> The problem
Print exactly the lines from the first one down to the line containing "900, 950, 1000];", both ends included, with no pictures and nothing else.

> Data provided
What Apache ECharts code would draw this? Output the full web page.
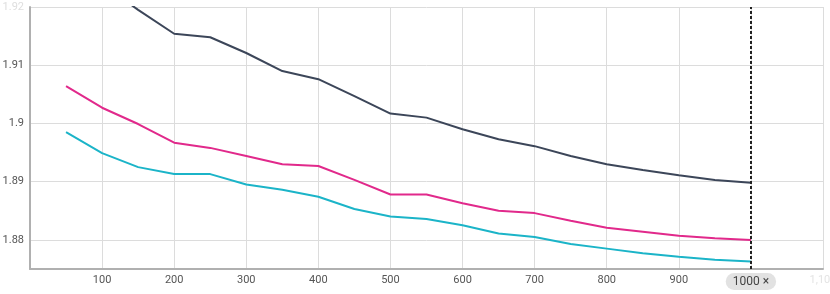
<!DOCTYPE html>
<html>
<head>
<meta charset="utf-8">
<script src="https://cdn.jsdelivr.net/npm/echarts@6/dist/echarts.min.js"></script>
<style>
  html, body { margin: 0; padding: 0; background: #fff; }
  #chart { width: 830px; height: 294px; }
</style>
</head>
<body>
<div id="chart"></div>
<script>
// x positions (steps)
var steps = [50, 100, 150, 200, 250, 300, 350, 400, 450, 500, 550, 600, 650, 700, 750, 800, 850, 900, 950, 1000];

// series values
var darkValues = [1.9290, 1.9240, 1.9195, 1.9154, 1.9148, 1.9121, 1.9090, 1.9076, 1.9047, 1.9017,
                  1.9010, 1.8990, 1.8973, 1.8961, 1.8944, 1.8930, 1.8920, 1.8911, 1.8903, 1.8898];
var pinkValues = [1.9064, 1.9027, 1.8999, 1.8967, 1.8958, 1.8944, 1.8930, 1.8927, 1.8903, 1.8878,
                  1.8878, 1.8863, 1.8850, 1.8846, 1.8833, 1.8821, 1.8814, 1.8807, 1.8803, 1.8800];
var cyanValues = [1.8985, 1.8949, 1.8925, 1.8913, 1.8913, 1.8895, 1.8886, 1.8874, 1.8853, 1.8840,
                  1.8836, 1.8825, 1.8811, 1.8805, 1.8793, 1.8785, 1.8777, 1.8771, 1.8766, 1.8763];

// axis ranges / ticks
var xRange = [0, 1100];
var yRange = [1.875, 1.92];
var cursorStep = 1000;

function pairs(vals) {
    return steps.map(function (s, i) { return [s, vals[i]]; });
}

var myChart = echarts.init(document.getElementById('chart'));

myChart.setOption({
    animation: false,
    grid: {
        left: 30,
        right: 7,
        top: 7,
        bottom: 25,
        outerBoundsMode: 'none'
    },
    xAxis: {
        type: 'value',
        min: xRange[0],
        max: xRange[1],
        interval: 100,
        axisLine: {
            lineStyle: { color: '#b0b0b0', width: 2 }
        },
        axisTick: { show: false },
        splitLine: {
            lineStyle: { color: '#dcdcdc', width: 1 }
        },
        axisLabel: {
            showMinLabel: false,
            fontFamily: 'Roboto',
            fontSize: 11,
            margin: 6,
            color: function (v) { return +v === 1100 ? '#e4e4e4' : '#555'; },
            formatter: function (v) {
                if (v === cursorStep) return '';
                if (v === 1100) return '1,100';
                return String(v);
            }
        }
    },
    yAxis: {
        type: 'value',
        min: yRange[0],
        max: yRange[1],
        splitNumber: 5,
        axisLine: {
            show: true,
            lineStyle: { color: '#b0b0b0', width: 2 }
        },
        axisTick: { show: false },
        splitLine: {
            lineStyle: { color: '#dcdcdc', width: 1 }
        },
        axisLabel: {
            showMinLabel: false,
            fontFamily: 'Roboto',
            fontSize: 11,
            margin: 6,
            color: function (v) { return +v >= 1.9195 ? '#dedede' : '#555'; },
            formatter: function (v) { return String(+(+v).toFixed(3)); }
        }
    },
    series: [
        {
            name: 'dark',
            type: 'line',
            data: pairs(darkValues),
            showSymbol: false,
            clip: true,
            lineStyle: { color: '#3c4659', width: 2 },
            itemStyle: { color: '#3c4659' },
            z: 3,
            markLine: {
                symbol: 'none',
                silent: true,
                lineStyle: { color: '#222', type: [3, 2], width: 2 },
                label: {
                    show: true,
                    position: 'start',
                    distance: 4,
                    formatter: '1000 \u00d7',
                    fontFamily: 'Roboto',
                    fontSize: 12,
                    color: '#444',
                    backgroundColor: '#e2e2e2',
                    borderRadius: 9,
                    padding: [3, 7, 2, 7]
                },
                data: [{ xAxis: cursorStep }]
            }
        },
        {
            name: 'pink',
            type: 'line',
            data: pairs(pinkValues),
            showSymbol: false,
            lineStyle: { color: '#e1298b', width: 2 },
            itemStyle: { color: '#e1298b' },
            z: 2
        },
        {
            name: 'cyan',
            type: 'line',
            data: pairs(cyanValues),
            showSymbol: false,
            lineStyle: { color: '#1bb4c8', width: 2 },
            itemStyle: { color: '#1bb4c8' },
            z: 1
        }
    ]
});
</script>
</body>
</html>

> In response
What Apache ECharts code would draw this? Output the full web page.
<!DOCTYPE html>
<html>
<head>
<meta charset="utf-8">
<script src="https://cdn.jsdelivr.net/npm/echarts@6/dist/echarts.min.js"></script>
<style>
  html, body { margin: 0; padding: 0; background: #fff; }
  #chart { width: 830px; height: 294px; }
</style>
</head>
<body>
<div id="chart"></div>
<script>
// x positions (steps)
var steps = [50, 100, 150, 200, 250, 300, 350, 400, 450, 500, 550, 600, 650, 700, 750, 800, 850, 900, 950, 1000];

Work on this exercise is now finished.